- Episode no.: Season 1 Episode 21
- Directed by: Don Weis
- Story by: Richard Baer
- Teleplay by: Laurence Marks; Larry Gelbart;
- Production code: J321
- Original air date: March 4, 1973

Episode chronology
| ← Previous "The Army-Navy Game" | Next → "Major Fred C. Dobbs" |
- M*A*S*H season 1

= Sticky Wicket =

"Sticky Wicket" is the 21st episode of the first season of the TV series M*A*S*H. written by Richard Baer with the teleplay written by Laurence Marks and Larry Gelbart, it originally aired on CBS-TV on March 4, 1973.

==Plot==
The episode opens in a poker game. When it is interrupted by incoming wounded, Hawkeye and Margaret operate on a patient and Hawkeye insults Frank. However, Hawkeye's patient fails to improve after surgery. Hawkeye becomes overly concerned with the case, to the point of attacking Frank over comments at lunch, sleeping in post-op, snapping at Trapper for playing poker too loudly, and moving out of the Swamp to the supply tent. While Hawkeye retreats to the supply tent to reflect on the case, he is interrupted by his date (whom he turns away), Trapper (whom he turns away as well), two other soldiers, and Henry. Henry implies that Hawkeye is concerned more about his ego than about his patient. Hawkeye replies with a glib remark about Henry's intelligence, which ultimately insults Henry and allows Hawkeye some peace and quiet. While pondering the case outside the supply tent, Hawkeye encounters Margaret and she theorizes that they made a mistake during surgery, eliciting extreme doubt from Hawkeye, who in turn insults her.
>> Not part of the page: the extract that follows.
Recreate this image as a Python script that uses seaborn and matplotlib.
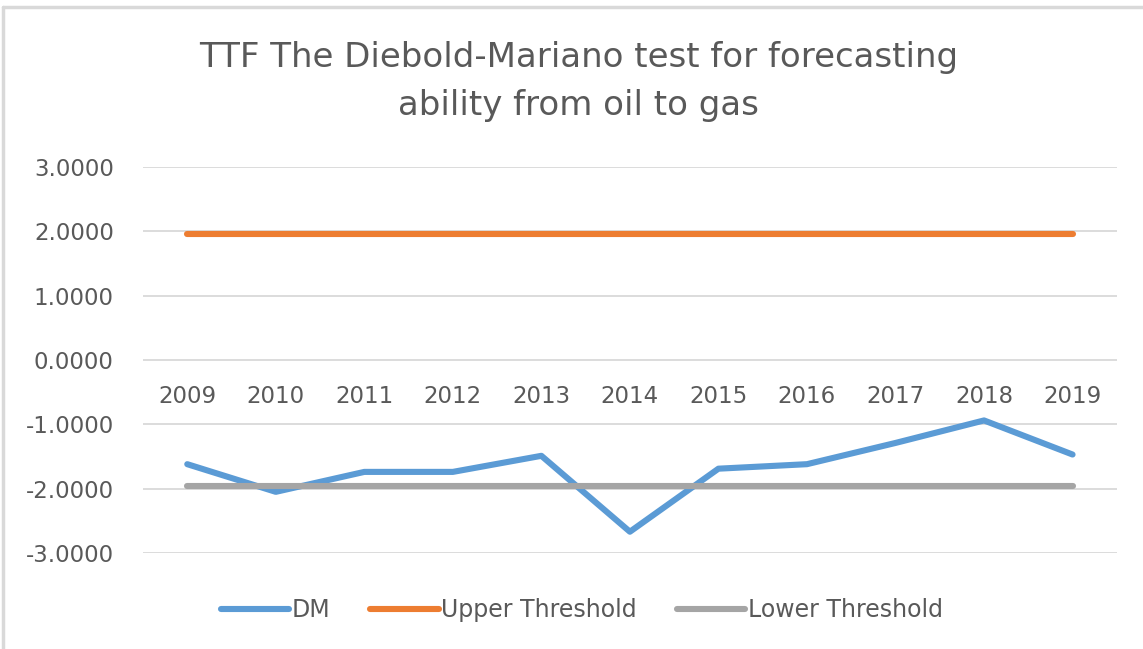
import matplotlib
matplotlib.use("Agg")
import matplotlib.pyplot as plt
import seaborn as sns
import pandas as pd
from matplotlib.lines import Line2D

years = ["2009", "2010", "2011", "2012", "2013", "2014", "2015", "2016", "2017", "2018", "2019"]
dm = [-1.62, -2.05, -1.74, -1.74, -1.49, -2.67, -1.69, -1.62, -1.29, -0.94, -1.47]
upper = [1.96] * len(years)
lower = [-1.96] * len(years)
series_names = ["DM", "Upper Threshold", "Lower Threshold"]
colors = ["#5B9BD5", "#ED7D31", "#A5A5A5"]
title = "TTF The Diebold-Mariano test for forecasting\nability from oil to gas"

sns.set_theme(style="white")
plt.rcParams["font.family"] = ["DejaVu Sans"]
txt = "#595959"

df = pd.concat([
    pd.DataFrame({"x": range(len(years)), "year": years, "value": vals, "series": name})
    for name, vals in zip(series_names, [dm, upper, lower])
])

fig = plt.figure(figsize=(11.43, 6.49), dpi=100)
ax = fig.add_axes([0.1251, 0.148, 0.852, 0.5947])

sns.lineplot(data=df, x="x", y="value", hue="series", palette=colors,
             hue_order=series_names, linewidth=4.4, ax=ax, legend=False,
             solid_capstyle="round", sort=False)

ax.set_xlim(-0.5, len(years) - 0.5)
ax.set_ylim(-3, 3)
ticks = [-3, -2, -1, 0, 1, 2, 3]
ax.set_yticks(ticks)
ax.set_yticklabels([f"{v:.4f}" for v in ticks])
ax.set_xticks(range(len(years)))
ax.set_xticklabels(years)
ax.grid(axis="y", color="#D9D9D9", linewidth=1.3)
ax.set_axisbelow(True)
for s in ax.spines.values():
    s.set_visible(False)
ax.spines["bottom"].set_position(("data", 0))
ax.tick_params(axis="x", length=0, pad=18, labelsize=16.5, labelcolor=txt)
ax.tick_params(axis="y", length=0, pad=21, labelsize=16.5, labelcolor=txt)
ax.set_xlabel("")
ax.set_ylabel("")

fig.text(0.506, 0.874, title, ha="center", va="center", fontsize=24.5,
         color=txt, linespacing=1.58)

handles = [Line2D([0], [0], color=c, lw=4.4, solid_capstyle="round") for c in colors]
fig.legend(handles, series_names, loc="center", bbox_to_anchor=(0.509, 0.06),
           ncol=3, frameon=False, fontsize=17, labelcolor=txt,
           handlelength=2.9, handletextpad=0.1, columnspacing=1.7)

fig.add_artist(Line2D([0.003, 0.003], [0.0, 0.989], transform=fig.transFigure,
                      color="#D9D9D9", linewidth=2.5))
fig.add_artist(Line2D([0.003, 1.0], [0.989, 0.989], transform=fig.transFigure,
                      color="#D9D9D9", linewidth=2.5))

fig.savefig("out.png", dpi=100, facecolor="white")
During the night, Hawkeye has an epiphany and reopens the patient to find a small piece of shrapnel damage behind the sigmoid colon, at which point Frank states that "anybody could have missed that." Hawkeye responds with a sincere "Thanks, Frank."

==Guest cast==
- John Orchard – Ugly John

==Production notes==
This episode features an alternate, jazzier arrangement of the opening theme music.

Trapper makes a pun during the poker game comparing a "pair of twos" with paregoric.

B movies referred to are Love Life of a Gorilla (1940), Bride of the Gorilla (1951), Bedtime for Bonzo (1951) and Bonzo Goes to College (1952).